▶ **WRITTEN INSTRUCTION**:
Write out, word for word, the first line of the data below and every line after it through the one containing "(0,0) rectangle (2718,1308);".

Source data

+++++

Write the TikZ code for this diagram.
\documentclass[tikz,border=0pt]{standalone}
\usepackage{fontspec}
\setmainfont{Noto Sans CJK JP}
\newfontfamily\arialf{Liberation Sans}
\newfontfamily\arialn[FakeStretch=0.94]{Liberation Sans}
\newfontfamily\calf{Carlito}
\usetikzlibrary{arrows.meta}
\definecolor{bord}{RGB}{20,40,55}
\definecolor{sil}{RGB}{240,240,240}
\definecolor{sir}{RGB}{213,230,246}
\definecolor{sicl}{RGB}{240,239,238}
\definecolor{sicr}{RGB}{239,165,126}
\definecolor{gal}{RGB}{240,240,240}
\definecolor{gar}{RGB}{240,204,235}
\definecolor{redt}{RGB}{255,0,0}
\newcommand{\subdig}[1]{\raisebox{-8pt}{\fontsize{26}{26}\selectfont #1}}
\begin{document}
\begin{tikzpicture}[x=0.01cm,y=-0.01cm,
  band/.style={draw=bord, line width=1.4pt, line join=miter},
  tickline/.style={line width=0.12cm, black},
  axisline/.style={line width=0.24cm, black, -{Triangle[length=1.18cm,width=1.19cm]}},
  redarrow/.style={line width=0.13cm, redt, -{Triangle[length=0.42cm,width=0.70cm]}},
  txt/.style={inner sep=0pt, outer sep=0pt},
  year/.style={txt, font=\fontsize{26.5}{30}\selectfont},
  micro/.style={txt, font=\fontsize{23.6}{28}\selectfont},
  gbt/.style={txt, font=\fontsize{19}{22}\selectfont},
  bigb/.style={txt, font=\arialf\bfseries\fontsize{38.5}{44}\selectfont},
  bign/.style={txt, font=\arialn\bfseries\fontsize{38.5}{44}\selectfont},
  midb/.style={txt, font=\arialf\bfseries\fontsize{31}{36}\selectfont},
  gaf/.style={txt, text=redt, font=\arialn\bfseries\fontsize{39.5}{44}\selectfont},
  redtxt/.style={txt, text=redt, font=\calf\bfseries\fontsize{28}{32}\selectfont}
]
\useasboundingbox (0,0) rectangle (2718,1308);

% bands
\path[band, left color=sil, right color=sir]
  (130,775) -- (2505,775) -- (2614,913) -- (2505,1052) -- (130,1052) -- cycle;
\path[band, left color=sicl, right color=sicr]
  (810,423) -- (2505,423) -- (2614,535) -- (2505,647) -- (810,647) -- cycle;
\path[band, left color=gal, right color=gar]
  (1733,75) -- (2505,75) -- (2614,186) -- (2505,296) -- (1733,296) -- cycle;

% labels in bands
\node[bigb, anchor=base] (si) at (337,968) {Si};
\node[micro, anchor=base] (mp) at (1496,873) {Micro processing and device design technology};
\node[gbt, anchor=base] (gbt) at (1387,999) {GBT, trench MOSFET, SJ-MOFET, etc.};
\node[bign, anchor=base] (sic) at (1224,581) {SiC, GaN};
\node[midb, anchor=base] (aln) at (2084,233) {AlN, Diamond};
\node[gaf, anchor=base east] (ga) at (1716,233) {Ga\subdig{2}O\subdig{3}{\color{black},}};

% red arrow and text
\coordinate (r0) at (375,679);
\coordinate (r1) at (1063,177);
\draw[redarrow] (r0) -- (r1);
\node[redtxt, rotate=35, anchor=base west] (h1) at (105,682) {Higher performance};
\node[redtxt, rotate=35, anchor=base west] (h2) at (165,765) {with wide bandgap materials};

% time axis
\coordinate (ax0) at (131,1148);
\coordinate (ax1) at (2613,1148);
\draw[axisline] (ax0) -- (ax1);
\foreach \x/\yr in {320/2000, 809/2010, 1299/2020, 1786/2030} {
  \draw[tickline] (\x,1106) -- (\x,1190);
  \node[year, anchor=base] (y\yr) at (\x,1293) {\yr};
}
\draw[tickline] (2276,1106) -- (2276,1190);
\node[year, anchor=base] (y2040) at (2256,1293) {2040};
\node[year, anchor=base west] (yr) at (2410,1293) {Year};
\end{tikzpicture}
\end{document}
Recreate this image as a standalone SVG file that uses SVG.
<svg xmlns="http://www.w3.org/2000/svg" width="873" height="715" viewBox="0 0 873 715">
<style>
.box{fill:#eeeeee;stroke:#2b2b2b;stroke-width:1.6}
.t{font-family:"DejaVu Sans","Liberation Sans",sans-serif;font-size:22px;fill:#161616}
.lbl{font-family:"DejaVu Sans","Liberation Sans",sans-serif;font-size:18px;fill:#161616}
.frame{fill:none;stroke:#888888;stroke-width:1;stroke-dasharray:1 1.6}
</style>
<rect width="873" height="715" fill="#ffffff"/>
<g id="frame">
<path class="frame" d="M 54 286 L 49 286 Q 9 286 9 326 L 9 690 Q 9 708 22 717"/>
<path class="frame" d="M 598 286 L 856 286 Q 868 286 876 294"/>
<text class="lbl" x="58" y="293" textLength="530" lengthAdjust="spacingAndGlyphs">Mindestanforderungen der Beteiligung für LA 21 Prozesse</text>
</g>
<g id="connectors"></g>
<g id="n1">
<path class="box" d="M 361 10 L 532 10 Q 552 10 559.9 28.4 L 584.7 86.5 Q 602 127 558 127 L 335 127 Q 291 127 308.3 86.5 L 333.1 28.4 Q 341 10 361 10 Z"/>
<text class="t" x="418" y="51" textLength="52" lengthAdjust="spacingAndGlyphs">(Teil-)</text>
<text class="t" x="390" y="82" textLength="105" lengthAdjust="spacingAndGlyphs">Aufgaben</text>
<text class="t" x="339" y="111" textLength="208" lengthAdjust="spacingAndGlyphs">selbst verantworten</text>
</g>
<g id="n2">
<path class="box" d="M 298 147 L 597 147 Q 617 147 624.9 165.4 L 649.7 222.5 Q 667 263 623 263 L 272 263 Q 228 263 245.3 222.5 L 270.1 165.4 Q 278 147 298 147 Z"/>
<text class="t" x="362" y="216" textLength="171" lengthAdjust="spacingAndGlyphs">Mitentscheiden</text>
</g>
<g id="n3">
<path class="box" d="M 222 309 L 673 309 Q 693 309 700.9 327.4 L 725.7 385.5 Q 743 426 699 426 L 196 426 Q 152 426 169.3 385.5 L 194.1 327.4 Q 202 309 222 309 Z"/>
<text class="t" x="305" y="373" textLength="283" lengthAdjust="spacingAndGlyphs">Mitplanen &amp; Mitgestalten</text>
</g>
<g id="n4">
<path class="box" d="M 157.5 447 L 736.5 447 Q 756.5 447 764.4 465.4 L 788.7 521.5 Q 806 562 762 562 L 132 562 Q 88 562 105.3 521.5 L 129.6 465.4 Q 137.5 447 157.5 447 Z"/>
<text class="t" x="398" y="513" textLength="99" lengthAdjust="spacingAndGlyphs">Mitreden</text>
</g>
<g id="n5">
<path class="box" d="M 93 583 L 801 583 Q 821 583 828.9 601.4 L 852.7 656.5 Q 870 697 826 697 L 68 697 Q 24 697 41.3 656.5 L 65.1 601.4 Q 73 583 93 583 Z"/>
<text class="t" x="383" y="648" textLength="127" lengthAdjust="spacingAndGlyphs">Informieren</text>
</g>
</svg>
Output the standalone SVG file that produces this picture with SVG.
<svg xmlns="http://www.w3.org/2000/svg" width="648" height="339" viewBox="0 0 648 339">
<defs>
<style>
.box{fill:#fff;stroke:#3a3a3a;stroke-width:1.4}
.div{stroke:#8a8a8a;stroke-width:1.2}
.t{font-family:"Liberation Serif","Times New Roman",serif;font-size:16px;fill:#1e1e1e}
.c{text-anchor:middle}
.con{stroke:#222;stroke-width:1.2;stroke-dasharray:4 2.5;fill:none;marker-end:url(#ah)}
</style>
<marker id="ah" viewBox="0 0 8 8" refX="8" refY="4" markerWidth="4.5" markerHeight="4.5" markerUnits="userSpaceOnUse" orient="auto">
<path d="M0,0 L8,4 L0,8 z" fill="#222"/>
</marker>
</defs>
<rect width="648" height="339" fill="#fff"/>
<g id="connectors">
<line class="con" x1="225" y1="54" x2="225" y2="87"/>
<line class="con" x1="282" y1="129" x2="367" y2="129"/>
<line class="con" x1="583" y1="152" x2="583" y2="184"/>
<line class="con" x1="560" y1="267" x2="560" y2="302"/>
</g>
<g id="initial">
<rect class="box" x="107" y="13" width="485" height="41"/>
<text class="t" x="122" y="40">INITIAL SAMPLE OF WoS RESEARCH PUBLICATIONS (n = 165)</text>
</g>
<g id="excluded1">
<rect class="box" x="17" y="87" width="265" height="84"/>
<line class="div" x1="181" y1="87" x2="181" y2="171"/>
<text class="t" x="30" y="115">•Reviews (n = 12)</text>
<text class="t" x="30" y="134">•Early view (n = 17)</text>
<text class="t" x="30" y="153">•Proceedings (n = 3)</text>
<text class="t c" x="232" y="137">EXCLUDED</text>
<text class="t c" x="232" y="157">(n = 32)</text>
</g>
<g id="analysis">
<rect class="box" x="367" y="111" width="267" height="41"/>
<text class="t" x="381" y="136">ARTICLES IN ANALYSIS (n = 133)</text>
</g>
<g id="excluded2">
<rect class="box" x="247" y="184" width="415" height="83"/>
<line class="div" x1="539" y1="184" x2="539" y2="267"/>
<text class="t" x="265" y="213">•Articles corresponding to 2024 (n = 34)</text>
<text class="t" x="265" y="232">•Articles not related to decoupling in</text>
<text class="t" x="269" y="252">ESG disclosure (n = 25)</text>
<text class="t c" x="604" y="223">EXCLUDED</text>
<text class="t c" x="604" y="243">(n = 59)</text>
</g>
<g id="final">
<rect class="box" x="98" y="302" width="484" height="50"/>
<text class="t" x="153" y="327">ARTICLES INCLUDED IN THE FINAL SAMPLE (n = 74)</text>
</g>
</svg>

+++++

▶ **FULL SOLUTION**:
Write the TikZ code for this diagram.
\documentclass[tikz,border=0pt]{standalone}
\usepackage{fontspec}
\setmainfont{Noto Sans CJK JP}
\newfontfamily\arialf{Liberation Sans}
\newfontfamily\arialn[FakeStretch=0.94]{Liberation Sans}
\newfontfamily\calf{Carlito}
\usetikzlibrary{arrows.meta}
\definecolor{bord}{RGB}{20,40,55}
\definecolor{sil}{RGB}{240,240,240}
\definecolor{sir}{RGB}{213,230,246}
\definecolor{sicl}{RGB}{240,239,238}
\definecolor{sicr}{RGB}{239,165,126}
\definecolor{gal}{RGB}{240,240,240}
\definecolor{gar}{RGB}{240,204,235}
\definecolor{redt}{RGB}{255,0,0}
\newcommand{\subdig}[1]{\raisebox{-8pt}{\fontsize{26}{26}\selectfont #1}}
\begin{document}
\begin{tikzpicture}[x=0.01cm,y=-0.01cm,
  band/.style={draw=bord, line width=1.4pt, line join=miter},
  tickline/.style={line width=0.12cm, black},
  axisline/.style={line width=0.24cm, black, -{Triangle[length=1.18cm,width=1.19cm]}},
  redarrow/.style={line width=0.13cm, redt, -{Triangle[length=0.42cm,width=0.70cm]}},
  txt/.style={inner sep=0pt, outer sep=0pt},
  year/.style={txt, font=\fontsize{26.5}{30}\selectfont},
  micro/.style={txt, font=\fontsize{23.6}{28}\selectfont},
  gbt/.style={txt, font=\fontsize{19}{22}\selectfont},
  bigb/.style={txt, font=\arialf\bfseries\fontsize{38.5}{44}\selectfont},
  bign/.style={txt, font=\arialn\bfseries\fontsize{38.5}{44}\selectfont},
  midb/.style={txt, font=\arialf\bfseries\fontsize{31}{36}\selectfont},
  gaf/.style={txt, text=redt, font=\arialn\bfseries\fontsize{39.5}{44}\selectfont},
  redtxt/.style={txt, text=redt, font=\calf\bfseries\fontsize{28}{32}\selectfont}
]
\useasboundingbox (0,0) rectangle (2718,1308);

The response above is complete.